* _PROBLEM_
Output every line below exactly.

* _DATA SECTION_
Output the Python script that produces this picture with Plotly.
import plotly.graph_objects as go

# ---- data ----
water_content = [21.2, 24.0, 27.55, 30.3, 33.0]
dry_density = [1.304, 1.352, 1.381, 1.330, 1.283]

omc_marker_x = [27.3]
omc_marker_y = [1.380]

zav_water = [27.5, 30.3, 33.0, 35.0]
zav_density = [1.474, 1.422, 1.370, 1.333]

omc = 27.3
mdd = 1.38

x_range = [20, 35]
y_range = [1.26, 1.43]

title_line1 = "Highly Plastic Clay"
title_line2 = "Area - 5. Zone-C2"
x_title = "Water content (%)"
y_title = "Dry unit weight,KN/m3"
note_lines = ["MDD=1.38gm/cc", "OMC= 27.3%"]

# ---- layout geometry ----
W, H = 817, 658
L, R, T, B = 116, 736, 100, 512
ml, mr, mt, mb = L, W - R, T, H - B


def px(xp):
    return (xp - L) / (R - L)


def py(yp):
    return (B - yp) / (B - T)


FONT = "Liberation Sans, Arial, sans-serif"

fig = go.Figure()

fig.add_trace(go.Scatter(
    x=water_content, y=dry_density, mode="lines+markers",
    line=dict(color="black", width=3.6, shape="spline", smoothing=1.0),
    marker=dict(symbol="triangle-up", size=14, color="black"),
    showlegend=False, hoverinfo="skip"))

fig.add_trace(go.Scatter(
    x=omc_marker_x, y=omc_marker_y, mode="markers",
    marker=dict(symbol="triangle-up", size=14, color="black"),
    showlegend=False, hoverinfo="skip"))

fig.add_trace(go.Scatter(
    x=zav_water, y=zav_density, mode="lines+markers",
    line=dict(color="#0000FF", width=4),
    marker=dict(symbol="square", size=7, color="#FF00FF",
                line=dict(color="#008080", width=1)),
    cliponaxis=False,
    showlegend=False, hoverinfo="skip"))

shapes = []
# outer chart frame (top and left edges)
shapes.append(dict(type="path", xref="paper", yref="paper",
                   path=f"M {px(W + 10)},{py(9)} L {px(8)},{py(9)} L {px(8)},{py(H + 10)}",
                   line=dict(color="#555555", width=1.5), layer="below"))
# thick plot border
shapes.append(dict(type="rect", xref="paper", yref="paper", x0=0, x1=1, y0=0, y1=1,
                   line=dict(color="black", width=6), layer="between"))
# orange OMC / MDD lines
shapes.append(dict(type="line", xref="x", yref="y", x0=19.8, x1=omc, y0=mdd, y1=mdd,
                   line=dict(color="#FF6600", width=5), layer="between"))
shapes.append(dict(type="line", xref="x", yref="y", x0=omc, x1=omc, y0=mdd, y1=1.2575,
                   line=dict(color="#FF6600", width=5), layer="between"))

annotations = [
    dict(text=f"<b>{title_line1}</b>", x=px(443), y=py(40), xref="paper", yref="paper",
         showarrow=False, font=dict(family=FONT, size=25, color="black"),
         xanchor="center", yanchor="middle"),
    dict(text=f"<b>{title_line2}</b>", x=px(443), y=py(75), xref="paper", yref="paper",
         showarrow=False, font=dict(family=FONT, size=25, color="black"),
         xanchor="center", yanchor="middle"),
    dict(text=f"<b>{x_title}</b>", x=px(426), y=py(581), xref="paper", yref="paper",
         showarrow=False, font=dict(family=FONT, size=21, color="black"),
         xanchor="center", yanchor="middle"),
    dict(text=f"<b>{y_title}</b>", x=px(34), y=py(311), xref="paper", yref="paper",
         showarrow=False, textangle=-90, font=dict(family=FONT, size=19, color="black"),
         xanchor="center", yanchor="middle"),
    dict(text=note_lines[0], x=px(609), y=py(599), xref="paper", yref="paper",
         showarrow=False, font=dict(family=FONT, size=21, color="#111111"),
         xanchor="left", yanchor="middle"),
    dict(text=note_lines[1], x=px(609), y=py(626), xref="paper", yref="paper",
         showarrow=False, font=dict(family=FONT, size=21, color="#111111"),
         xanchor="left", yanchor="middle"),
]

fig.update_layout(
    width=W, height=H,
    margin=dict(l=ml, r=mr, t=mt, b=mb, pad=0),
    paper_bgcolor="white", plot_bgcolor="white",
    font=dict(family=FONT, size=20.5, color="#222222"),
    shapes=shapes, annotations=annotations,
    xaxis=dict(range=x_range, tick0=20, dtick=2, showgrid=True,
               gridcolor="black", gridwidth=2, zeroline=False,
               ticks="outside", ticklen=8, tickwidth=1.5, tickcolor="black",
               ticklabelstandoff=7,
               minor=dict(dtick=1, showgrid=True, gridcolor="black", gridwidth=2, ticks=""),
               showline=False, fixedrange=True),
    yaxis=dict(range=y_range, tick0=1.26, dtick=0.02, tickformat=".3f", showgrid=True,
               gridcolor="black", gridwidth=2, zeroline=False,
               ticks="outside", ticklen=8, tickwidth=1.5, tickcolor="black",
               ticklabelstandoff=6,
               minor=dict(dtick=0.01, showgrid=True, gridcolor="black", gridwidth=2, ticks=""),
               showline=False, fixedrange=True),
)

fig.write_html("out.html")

* _FINAL RESULT_
Output the Python script that produces this picture with Plotly.
import plotly.graph_objects as go

# ---- data ----
water_content = [21.2, 24.0, 27.55, 30.3, 33.0]
dry_density = [1.304, 1.352, 1.381, 1.330, 1.283]

omc_marker_x = [27.3]
omc_marker_y = [1.380]

zav_water = [27.5, 30.3, 33.0, 35.0]
zav_density = [1.474, 1.422, 1.370, 1.333]

omc = 27.3
mdd = 1.38

x_range = [20, 35]
y_range = [1.26, 1.43]

title_line1 = "Highly Plastic Clay"
title_line2 = "Area - 5. Zone-C2"
x_title = "Water content (%)"
y_title = "Dry unit weight,KN/m3"
note_lines = ["MDD=1.38gm/cc", "OMC= 27.3%"]

# ---- layout geometry ----
W, H = 817, 658
L, R, T, B = 116, 736, 100, 512
ml, mr, mt, mb = L, W - R, T, H - B


def px(xp):
    return (xp - L) / (R - L)


def py(yp):
    return (B - yp) / (B - T)


FONT = "Liberation Sans, Arial, sans-serif"

fig = go.Figure()

fig.add_trace(go.Scatter(
    x=water_content, y=dry_density, mode="lines+markers",
    line=dict(color="black", width=3.6, shape="spline", smoothing=1.0),
    marker=dict(symbol="triangle-up", size=14, color="black"),
    showlegend=False, hoverinfo="skip"))

fig.add_trace(go.Scatter(
    x=omc_marker_x, y=omc_marker_y, mode="markers",
    marker=dict(symbol="triangle-up", size=14, color="black"),
    showlegend=False, hoverinfo="skip"))

fig.add_trace(go.Scatter(
    x=zav_water, y=zav_density, mode="lines+markers",
    line=dict(color="#0000FF", width=4),
    marker=dict(symbol="square", size=7, color="#FF00FF",
                line=dict(color="#008080", width=1)),
    cliponaxis=False,
    showlegend=False, hoverinfo="skip"))

shapes = []
# outer chart frame (top and left edges)
shapes.append(dict(type="path", xref="paper", yref="paper",
                   path=f"M {px(W + 10)},{py(9)} L {px(8)},{py(9)} L {px(8)},{py(H + 10)}",
                   line=dict(color="#555555", width=1.5), layer="below"))
# thick plot border
shapes.append(dict(type="rect", xref="paper", yref="paper", x0=0, x1=1, y0=0, y1=1,
                   line=dict(color="black", width=6), layer="between"))
# orange OMC / MDD lines
shapes.append(dict(type="line", xref="x", yref="y", x0=19.8, x1=omc, y0=mdd, y1=mdd,
                   line=dict(color="#FF6600", width=5), layer="between"))
shapes.append(dict(type="line", xref="x", yref="y", x0=omc, x1=omc, y0=mdd, y1=1.2575,
                   line=dict(color="#FF6600", width=5), layer="between"))

annotations = [
    dict(text=f"<b>{title_line1}</b>", x=px(443), y=py(40), xref="paper", yref="paper",
         showarrow=False, font=dict(family=FONT, size=25, color="black"),
         xanchor="center", yanchor="middle"),
    dict(text=f"<b>{title_line2}</b>", x=px(443), y=py(75), xref="paper", yref="paper",
         showarrow=False, font=dict(family=FONT, size=25, color="black"),
         xanchor="center", yanchor="middle"),
    dict(text=f"<b>{x_title}</b>", x=px(426), y=py(581), xref="paper", yref="paper",
         showarrow=False, font=dict(family=FONT, size=21, color="black"),
         xanchor="center", yanchor="middle"),
    dict(text=f"<b>{y_title}</b>", x=px(34), y=py(311), xref="paper", yref="paper",
         showarrow=False, textangle=-90, font=dict(family=FONT, size=19, color="black"),
         xanchor="center", yanchor="middle"),
    dict(text=note_lines[0], x=px(609), y=py(599), xref="paper", yref="paper",
         showarrow=False, font=dict(family=FONT, size=21, color="#111111"),
         xanchor="left", yanchor="middle"),
    dict(text=note_lines[1], x=px(609), y=py(626), xref="paper", yref="paper",
         showarrow=False, font=dict(family=FONT, size=21, color="#111111"),
         xanchor="left", yanchor="middle"),
]

fig.update_layout(
    width=W, height=H,
    margin=dict(l=ml, r=mr, t=mt, b=mb, pad=0),
    paper_bgcolor="white", plot_bgcolor="white",
    font=dict(family=FONT, size=20.5, color="#222222"),
    shapes=shapes, annotations=annotations,
    xaxis=dict(range=x_range, tick0=20, dtick=2, showgrid=True,
               gridcolor="black", gridwidth=2, zeroline=False,
               ticks="outside", ticklen=8, tickwidth=1.5, tickcolor="black",
               ticklabelstandoff=7,
               minor=dict(dtick=1, showgrid=True, gridcolor="black", gridwidth=2, ticks=""),
               showline=False, fixedrange=True),
    yaxis=dict(range=y_range, tick0=1.26, dtick=0.02, tickformat=".3f", showgrid=True,
               gridcolor="black", gridwidth=2, zeroline=False,
               ticks="outside", ticklen=8, tickwidth=1.5, tickcolor="black",
               ticklabelstandoff=6,
               minor=dict(dtick=0.01, showgrid=True, gridcolor="black", gridwidth=2, ticks=""),
               showline=False, fixedrange=True),
)

fig.write_html("out.html")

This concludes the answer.